Hand washing is one of the most effective ways to prevent the spread of germs. The Centers for Disease Control and Prevention (CDC) advises washing hands thoroughly for a duration of 20 seconds. But what's the significance of exactly 20 seconds? If we wash for any length of time less than that, are there negative consequences of doing so?

Researchers at Michigan State University set out to learn more about both men's and women's hand washing habits. The findings of the 2013 study indicated that while women are more likely than men to engage in hand washing after using the restroom, only 5 percent of over 3,000 people observed washed their hands for the full 20 seconds required to adequately kill germs and bacteria (via CNN).

In an interview with Slate, Dr. Robert Amler, dean of the School of Health Sciences and Practice at New York Medical College and former CDC chief medical officer, explains the reasoning behind the 20-second recommendation. "The fact is, your hands have a certain amount of surface area, and you need to spend a second or more in each area. You want to cover the front and the palms of your hands. You want to cover the backs. You want to cover the spaces between the fingers and your thumb — those webs — and if you really scrub all that, it's just probably going to add up to about 20 seconds."

Underwashing can leave us vulnerable to germs and bacteria

Dr. Amler goes on to add that while 20 seconds is optimal, washing hands for less time is still better than nothing at all. While washing your hands after bathroom use may seem obvious, experts say there are other important instances where you should be regularly washing as well. Examples include when caring for a sick friend or family member, after taking out the trash, after handling fecal matter either from humans or animals, and throughout the process of food preparation (via Insider).
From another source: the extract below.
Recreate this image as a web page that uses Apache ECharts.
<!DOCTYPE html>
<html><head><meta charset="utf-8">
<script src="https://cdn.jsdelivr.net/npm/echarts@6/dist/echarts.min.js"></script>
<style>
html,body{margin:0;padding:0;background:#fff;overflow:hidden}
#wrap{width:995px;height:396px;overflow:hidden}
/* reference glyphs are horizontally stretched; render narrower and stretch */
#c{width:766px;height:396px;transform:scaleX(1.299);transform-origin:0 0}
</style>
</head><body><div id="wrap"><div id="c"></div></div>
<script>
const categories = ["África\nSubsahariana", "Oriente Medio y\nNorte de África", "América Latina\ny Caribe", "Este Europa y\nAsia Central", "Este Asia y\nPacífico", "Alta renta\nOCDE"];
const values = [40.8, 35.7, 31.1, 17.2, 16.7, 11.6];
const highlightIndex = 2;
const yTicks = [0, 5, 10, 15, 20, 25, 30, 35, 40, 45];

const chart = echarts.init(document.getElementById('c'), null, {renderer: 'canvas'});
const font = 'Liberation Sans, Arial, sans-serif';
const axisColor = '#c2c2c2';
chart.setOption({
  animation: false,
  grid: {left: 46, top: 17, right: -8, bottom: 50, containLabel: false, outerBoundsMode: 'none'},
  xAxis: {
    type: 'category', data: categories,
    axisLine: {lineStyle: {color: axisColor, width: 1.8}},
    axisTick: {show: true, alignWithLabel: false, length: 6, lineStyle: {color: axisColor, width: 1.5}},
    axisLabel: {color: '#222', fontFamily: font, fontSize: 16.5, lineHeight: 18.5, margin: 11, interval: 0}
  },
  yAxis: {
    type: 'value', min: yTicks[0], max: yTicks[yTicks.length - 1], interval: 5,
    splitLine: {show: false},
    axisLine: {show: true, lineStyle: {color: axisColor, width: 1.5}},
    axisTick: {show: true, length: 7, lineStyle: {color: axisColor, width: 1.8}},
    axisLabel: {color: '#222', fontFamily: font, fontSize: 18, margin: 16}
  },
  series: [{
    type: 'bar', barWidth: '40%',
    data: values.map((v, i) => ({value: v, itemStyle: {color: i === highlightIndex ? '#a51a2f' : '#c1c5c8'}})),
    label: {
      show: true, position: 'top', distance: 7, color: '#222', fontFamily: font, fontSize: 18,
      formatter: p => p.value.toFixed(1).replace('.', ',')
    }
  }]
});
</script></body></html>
Family physician Dr. Sarah Borwein, MD suggests going through the song "Happy Birthday" twice as a good form of measure. However, to reduce the risk of singing too fast or too slow, Dr. Amler suggests timing yourself as an alternative method. While there are risks from underwashing, there can also be effects from overwashing. By maintaining a hand washing time of 20 seconds, you can kill off germs while also reducing the chance of dry or flaky hands.